My flights to and from Arizona were uneventful. No one threw up (as far as I know) and I didn’t require any anxiety medication. In hindsight, my fears seem so silly. But that’s usually how it goes, right? That, and the fact that I’ve made an effort to not only feel those anxious feelings but ACKNOWLEDGE them out loud and move them out of my body (mind and spirit)!
On Saturday (while in Arizona), I got word that my 94-year-old grandmother had fallen and was in the hospital. I hold my Grandmother’s power of attorney, and am her healthcare conservator and primary trustee. Thankfully my return trip was scheduled for Monday and I was able to go see her in the hospital on Tuesday.
As much as she wishes she could stay at home and manage her own affairs, that’s not going to happen. My grandmother has clung to her independence and will fight anyone who threatens it. She can be downright mean and combative, but I understand that she’s reacting from a frightened and insecure place. We all have that frightened little child within.
Everyone with whom I speak about this situation tells me how hard it’s going to be. And based on everything I’ve ever heard, it IS a hard situation. And yet, last night as I was telling Tim about the day and doing what needed to be done, I realized that I am handling it and that it’s not really all that hard. For sure there’s a learning curve, but I have everything I need. I have resources. I also realized that everything that has happened over the past couple of years has brought me to this place and prepared me to handle it with grace and a positive attitude. I feel capable and confident, even though I don’t have all the knowledge right this very second. I am sure that when I have a question, I will find the answer.

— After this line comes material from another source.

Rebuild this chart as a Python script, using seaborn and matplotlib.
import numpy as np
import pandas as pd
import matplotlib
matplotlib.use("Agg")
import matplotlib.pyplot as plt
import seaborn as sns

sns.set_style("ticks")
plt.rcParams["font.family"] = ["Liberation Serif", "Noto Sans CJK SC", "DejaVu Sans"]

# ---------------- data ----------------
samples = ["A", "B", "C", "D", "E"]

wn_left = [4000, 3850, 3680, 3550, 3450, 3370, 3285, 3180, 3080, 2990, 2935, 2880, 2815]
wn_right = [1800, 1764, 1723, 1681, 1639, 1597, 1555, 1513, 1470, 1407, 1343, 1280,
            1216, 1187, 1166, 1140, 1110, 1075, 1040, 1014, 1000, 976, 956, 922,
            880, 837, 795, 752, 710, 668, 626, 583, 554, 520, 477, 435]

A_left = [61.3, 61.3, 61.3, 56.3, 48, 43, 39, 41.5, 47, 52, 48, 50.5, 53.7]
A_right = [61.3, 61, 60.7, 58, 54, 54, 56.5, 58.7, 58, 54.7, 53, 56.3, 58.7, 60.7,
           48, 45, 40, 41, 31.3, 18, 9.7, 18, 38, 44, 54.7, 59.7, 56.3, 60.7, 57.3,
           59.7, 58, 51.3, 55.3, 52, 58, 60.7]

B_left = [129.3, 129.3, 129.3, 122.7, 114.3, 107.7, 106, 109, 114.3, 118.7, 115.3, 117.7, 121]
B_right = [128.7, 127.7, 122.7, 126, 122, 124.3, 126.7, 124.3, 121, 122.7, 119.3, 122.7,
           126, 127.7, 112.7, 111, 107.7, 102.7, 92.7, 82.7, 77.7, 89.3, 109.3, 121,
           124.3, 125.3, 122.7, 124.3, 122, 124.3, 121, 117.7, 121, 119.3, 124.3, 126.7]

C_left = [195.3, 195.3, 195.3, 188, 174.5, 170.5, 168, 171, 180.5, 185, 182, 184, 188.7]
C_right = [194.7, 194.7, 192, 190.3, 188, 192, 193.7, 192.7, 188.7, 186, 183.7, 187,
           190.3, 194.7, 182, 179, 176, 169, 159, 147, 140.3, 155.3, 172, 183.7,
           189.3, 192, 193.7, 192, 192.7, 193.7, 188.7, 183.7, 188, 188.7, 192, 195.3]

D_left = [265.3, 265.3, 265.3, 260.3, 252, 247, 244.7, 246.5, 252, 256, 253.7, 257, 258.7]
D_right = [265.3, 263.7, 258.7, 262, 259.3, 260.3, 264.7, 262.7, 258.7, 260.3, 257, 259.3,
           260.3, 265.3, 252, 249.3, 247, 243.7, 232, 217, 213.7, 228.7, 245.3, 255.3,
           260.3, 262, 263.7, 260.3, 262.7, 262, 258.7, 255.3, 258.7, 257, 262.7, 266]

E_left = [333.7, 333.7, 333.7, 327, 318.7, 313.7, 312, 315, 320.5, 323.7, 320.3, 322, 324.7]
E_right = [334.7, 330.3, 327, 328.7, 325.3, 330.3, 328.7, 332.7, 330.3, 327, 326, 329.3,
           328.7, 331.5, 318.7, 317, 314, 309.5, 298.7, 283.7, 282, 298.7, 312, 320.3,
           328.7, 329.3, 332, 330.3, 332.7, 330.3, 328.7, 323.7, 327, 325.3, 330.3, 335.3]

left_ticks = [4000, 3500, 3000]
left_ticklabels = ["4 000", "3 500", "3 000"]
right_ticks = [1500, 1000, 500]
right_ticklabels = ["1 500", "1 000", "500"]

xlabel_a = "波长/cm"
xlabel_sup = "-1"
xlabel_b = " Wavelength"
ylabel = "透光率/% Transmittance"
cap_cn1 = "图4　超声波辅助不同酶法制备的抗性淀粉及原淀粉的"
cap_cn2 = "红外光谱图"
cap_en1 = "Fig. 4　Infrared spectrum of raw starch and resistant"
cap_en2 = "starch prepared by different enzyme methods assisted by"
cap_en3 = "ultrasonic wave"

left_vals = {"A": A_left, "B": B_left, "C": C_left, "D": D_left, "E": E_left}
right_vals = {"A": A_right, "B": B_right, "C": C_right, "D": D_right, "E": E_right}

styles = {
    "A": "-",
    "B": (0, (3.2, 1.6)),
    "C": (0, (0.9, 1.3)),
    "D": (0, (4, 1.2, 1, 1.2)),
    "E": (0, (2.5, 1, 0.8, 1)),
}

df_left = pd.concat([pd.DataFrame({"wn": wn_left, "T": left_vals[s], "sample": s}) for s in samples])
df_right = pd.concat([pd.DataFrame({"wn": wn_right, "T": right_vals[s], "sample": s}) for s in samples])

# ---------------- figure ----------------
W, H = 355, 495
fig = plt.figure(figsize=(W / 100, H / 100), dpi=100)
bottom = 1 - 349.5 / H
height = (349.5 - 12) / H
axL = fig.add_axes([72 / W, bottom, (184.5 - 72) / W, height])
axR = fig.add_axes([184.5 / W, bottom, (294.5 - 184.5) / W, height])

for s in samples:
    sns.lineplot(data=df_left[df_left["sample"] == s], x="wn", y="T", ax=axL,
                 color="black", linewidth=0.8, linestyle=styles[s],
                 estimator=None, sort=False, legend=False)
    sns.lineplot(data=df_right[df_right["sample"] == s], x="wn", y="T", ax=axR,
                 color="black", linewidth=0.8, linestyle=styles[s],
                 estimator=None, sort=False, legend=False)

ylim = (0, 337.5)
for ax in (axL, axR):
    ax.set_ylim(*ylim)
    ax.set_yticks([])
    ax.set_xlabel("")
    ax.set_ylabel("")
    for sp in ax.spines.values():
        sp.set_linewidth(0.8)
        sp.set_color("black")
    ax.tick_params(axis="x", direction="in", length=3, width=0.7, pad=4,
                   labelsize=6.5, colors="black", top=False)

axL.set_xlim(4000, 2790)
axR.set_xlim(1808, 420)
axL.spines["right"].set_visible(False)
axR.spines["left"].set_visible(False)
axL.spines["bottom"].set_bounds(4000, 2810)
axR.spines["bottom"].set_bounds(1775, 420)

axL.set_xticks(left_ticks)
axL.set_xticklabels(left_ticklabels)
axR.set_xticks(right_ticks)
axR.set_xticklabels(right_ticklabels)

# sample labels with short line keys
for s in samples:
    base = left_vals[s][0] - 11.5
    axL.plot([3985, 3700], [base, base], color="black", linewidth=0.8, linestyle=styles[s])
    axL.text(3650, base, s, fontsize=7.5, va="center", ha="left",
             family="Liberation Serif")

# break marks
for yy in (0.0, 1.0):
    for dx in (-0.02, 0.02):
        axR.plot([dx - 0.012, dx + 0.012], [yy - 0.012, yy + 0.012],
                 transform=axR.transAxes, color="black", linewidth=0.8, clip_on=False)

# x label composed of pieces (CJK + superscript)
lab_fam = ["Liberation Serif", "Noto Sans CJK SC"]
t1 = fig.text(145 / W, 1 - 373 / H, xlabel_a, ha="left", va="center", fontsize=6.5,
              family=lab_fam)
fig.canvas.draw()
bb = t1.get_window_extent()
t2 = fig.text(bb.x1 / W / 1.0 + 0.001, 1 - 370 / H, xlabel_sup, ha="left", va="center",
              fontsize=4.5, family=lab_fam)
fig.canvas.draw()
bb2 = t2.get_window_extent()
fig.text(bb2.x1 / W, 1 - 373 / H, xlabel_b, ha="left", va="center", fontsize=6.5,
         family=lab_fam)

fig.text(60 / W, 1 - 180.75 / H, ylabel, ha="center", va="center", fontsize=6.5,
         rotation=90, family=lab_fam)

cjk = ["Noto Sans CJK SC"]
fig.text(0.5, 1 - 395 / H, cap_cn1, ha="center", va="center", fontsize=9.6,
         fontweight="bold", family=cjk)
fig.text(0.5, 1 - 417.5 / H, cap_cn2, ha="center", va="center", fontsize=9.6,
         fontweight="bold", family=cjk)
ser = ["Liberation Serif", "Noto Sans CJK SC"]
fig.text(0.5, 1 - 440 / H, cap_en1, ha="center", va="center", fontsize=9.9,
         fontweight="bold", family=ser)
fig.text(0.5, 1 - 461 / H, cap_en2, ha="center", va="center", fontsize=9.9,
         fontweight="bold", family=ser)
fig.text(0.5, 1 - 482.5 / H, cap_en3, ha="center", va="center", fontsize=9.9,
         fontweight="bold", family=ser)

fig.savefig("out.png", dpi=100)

Also while in Arizona I heard my BFF sing (she’s taking guitar lessons and I went with her). She’s always had a lovely voice. In fact, she won a talent show when we were in seventh grade, singing Don’t Rain On My Parade , which was made famous by Barbara Streisand in the movie Funny Girl. It you know anything about this song, you know it’s a song that needs to be SUNG, in full exuberance! In researching the song and listening again to the lyrics, I am struck by how appropriate they are now, for both my friend and me.
I haven’t heard her sing since then (other than her murmuring the words to songs on the radio). A few weeks ago her teacher asked if she’d like to sing Sarah McLachlan’s Angel for an upcoming concert. She’s been nervous about using her gift, worrying that her teacher would think she’s not good enough. I said to her that it was HIS idea that she sing this particular song…and that he wouldn’t have suggested it if he thought she couldn’t handle it. And in one of those weird twists of fate, Angel was her mother’s favorite song. Her Mom died in her arms several years ago from throat cancer. This was a woman who had silenced herself…squelched her own creativity with self-deprecating humor. I am glad my friend is not following in her mother’s footsteps. Hearing my friend sing this song so beautifully brought me to tears…it was that moving and she is that good.
And then this Note From The Universe: “Do you know what’s really, really, really easy? Whatever you say is really, really, really easy. Same goes for the hard stuff.”
And finally this, from another good friend: “To all you parents out there: Boast not for your child’s accomplishments and feel no guilt for their foibles, for both success and failure are on the child. Be grateful for providing your child with all of the things they need to be successful and thank your child for doing the right things when you know they have the choice to do both right or wrong.”